**SUPPLIED DATA**
========
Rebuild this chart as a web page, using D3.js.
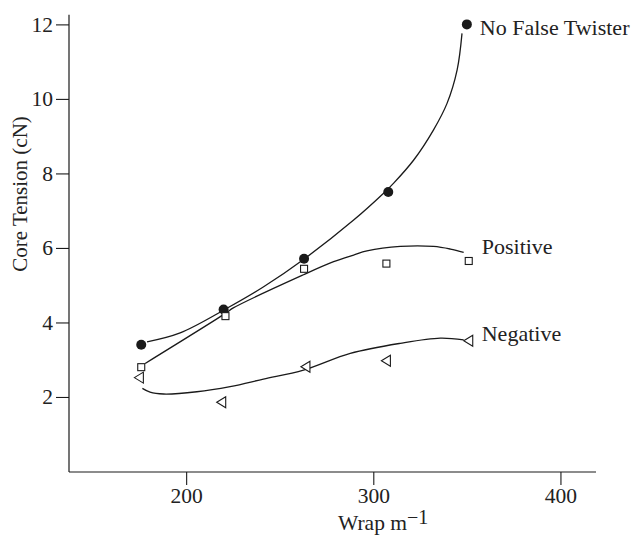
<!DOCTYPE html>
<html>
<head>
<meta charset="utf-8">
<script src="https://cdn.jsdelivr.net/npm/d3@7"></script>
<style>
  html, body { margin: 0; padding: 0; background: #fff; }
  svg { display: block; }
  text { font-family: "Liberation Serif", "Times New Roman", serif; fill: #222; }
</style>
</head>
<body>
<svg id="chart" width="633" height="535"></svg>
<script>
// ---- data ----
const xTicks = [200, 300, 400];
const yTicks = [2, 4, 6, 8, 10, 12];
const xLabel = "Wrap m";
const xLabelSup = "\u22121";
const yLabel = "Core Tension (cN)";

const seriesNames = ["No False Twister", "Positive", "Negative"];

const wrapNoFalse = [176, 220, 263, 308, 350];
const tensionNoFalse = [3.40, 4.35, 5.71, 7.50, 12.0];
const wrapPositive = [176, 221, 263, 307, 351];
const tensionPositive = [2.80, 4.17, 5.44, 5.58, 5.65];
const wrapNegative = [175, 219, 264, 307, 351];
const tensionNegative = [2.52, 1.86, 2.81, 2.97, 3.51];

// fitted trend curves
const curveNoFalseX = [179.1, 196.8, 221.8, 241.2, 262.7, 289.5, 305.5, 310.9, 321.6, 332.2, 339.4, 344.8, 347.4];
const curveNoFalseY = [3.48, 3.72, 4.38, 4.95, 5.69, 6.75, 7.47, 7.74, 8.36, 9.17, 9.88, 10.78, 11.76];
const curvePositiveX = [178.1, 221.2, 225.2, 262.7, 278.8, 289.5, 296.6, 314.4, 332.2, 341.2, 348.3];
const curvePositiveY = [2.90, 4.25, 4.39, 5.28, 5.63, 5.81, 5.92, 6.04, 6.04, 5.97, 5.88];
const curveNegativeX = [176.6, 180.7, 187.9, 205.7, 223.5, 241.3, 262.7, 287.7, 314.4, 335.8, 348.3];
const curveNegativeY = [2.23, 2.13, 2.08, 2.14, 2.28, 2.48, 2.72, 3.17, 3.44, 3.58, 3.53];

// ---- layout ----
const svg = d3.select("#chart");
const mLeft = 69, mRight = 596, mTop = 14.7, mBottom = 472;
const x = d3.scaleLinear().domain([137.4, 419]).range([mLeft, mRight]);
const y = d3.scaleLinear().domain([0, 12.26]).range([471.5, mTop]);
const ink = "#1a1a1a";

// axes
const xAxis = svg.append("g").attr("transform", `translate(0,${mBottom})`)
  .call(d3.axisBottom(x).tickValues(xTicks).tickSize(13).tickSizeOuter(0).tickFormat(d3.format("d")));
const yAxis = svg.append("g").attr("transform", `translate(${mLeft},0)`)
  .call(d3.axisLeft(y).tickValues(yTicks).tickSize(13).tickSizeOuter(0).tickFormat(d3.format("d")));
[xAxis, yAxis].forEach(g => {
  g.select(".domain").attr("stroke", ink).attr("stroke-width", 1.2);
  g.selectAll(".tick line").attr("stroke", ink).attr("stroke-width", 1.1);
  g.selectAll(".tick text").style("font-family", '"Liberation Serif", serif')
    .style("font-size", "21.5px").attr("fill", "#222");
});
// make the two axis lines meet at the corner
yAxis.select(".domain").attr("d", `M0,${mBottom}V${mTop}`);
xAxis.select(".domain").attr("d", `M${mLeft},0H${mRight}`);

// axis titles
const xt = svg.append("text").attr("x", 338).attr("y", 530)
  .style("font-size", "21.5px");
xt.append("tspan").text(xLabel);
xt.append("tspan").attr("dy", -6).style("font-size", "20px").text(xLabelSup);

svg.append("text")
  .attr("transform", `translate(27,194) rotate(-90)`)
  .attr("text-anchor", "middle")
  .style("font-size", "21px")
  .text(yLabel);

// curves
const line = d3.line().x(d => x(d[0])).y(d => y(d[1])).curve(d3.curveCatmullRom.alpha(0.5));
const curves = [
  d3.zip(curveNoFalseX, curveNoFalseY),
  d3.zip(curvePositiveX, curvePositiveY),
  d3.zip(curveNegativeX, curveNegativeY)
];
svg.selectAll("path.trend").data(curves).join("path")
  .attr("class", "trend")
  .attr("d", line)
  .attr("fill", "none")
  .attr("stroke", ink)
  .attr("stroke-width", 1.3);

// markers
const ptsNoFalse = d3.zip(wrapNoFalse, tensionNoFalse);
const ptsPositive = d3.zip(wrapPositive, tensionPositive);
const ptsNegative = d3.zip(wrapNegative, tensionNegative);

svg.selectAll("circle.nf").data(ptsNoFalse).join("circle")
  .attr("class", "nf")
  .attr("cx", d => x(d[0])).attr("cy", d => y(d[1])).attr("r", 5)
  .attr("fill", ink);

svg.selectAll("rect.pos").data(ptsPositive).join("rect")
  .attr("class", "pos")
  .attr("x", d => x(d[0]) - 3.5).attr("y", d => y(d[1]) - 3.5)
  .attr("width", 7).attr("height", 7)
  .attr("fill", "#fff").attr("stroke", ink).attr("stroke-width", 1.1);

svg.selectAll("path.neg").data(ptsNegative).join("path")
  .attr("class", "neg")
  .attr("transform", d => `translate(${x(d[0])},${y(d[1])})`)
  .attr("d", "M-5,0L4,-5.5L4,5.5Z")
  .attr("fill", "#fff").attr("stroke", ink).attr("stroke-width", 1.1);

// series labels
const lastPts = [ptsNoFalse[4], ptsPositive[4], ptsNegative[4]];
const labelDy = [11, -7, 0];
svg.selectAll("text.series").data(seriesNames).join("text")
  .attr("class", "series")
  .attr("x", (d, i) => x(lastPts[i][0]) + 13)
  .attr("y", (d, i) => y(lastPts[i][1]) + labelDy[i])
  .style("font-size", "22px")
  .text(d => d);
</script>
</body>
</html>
========
**GIVEN INSTRUCTION**
Copy every line of the data exactly as written, excluding the pictures.

**THE OUTPUT**
Rebuild this chart as a web page, using D3.js.
<!DOCTYPE html>
<html>
<head>
<meta charset="utf-8">
<script src="https://cdn.jsdelivr.net/npm/d3@7"></script>
<style>
  html, body { margin: 0; padding: 0; background: #fff; }
  svg { display: block; }
  text { font-family: "Liberation Serif", "Times New Roman", serif; fill: #222; }
</style>
</head>
<body>
<svg id="chart" width="633" height="535"></svg>
<script>
// ---- data ----
const xTicks = [200, 300, 400];
const yTicks = [2, 4, 6, 8, 10, 12];
const xLabel = "Wrap m";
const xLabelSup = "\u22121";
const yLabel = "Core Tension (cN)";

const seriesNames = ["No False Twister", "Positive", "Negative"];

const wrapNoFalse = [176, 220, 263, 308, 350];
const tensionNoFalse = [3.40, 4.35, 5.71, 7.50, 12.0];
const wrapPositive = [176, 221, 263, 307, 351];
const tensionPositive = [2.80, 4.17, 5.44, 5.58, 5.65];
const wrapNegative = [175, 219, 264, 307, 351];
const tensionNegative = [2.52, 1.86, 2.81, 2.97, 3.51];

// fitted trend curves
const curveNoFalseX = [179.1, 196.8, 221.8, 241.2, 262.7, 289.5, 305.5, 310.9, 321.6, 332.2, 339.4, 344.8, 347.4];
const curveNoFalseY = [3.48, 3.72, 4.38, 4.95, 5.69, 6.75, 7.47, 7.74, 8.36, 9.17, 9.88, 10.78, 11.76];
const curvePositiveX = [178.1, 221.2, 225.2, 262.7, 278.8, 289.5, 296.6, 314.4, 332.2, 341.2, 348.3];
const curvePositiveY = [2.90, 4.25, 4.39, 5.28, 5.63, 5.81, 5.92, 6.04, 6.04, 5.97, 5.88];
const curveNegativeX = [176.6, 180.7, 187.9, 205.7, 223.5, 241.3, 262.7, 287.7, 314.4, 335.8, 348.3];
const curveNegativeY = [2.23, 2.13, 2.08, 2.14, 2.28, 2.48, 2.72, 3.17, 3.44, 3.58, 3.53];

// ---- layout ----
const svg = d3.select("#chart");
const mLeft = 69, mRight = 596, mTop = 14.7, mBottom = 472;
const x = d3.scaleLinear().domain([137.4, 419]).range([mLeft, mRight]);
const y = d3.scaleLinear().domain([0, 12.26]).range([471.5, mTop]);
const ink = "#1a1a1a";

// axes
const xAxis = svg.append("g").attr("transform", `translate(0,${mBottom})`)
  .call(d3.axisBottom(x).tickValues(xTicks).tickSize(13).tickSizeOuter(0).tickFormat(d3.format("d")));
const yAxis = svg.append("g").attr("transform", `translate(${mLeft},0)`)
  .call(d3.axisLeft(y).tickValues(yTicks).tickSize(13).tickSizeOuter(0).tickFormat(d3.format("d")));
[xAxis, yAxis].forEach(g => {
  g.select(".domain").attr("stroke", ink).attr("stroke-width", 1.2);
  g.selectAll(".tick line").attr("stroke", ink).attr("stroke-width", 1.1);
  g.selectAll(".tick text").style("font-family", '"Liberation Serif", serif')
    .style("font-size", "21.5px").attr("fill", "#222");
});
// make the two axis lines meet at the corner
yAxis.select(".domain").attr("d", `M0,${mBottom}V${mTop}`);
xAxis.select(".domain").attr("d", `M${mLeft},0H${mRight}`);

// axis titles
const xt = svg.append("text").attr("x", 338).attr("y", 530)
  .style("font-size", "21.5px");
xt.append("tspan").text(xLabel);
xt.append("tspan").attr("dy", -6).style("font-size", "20px").text(xLabelSup);

svg.append("text")
  .attr("transform", `translate(27,194) rotate(-90)`)
  .attr("text-anchor", "middle")
  .style("font-size", "21px")
  .text(yLabel);

// curves
const line = d3.line().x(d => x(d[0])).y(d => y(d[1])).curve(d3.curveCatmullRom.alpha(0.5));
const curves = [
  d3.zip(curveNoFalseX, curveNoFalseY),
  d3.zip(curvePositiveX, curvePositiveY),
  d3.zip(curveNegativeX, curveNegativeY)
];
svg.selectAll("path.trend").data(curves).join("path")
  .attr("class", "trend")
  .attr("d", line)
  .attr("fill", "none")
  .attr("stroke", ink)
  .attr("stroke-width", 1.3);

// markers
const ptsNoFalse = d3.zip(wrapNoFalse, tensionNoFalse);
const ptsPositive = d3.zip(wrapPositive, tensionPositive);
const ptsNegative = d3.zip(wrapNegative, tensionNegative);

svg.selectAll("circle.nf").data(ptsNoFalse).join("circle")
  .attr("class", "nf")
  .attr("cx", d => x(d[0])).attr("cy", d => y(d[1])).attr("r", 5)
  .attr("fill", ink);

svg.selectAll("rect.pos").data(ptsPositive).join("rect")
  .attr("class", "pos")
  .attr("x", d => x(d[0]) - 3.5).attr("y", d => y(d[1]) - 3.5)
  .attr("width", 7).attr("height", 7)
  .attr("fill", "#fff").attr("stroke", ink).attr("stroke-width", 1.1);

svg.selectAll("path.neg").data(ptsNegative).join("path")
  .attr("class", "neg")
  .attr("transform", d => `translate(${x(d[0])},${y(d[1])})`)
  .attr("d", "M-5,0L4,-5.5L4,5.5Z")
  .attr("fill", "#fff").attr("stroke", ink).attr("stroke-width", 1.1);

// series labels
const lastPts = [ptsNoFalse[4], ptsPositive[4], ptsNegative[4]];
const labelDy = [11, -7, 0];
svg.selectAll("text.series").data(seriesNames).join("text")
  .attr("class", "series")
  .attr("x", (d, i) => x(lastPts[i][0]) + 13)
  .attr("y", (d, i) => y(lastPts[i][1]) + labelDy[i])
  .style("font-size", "22px")
  .text(d => d);
</script>
</body>
</html>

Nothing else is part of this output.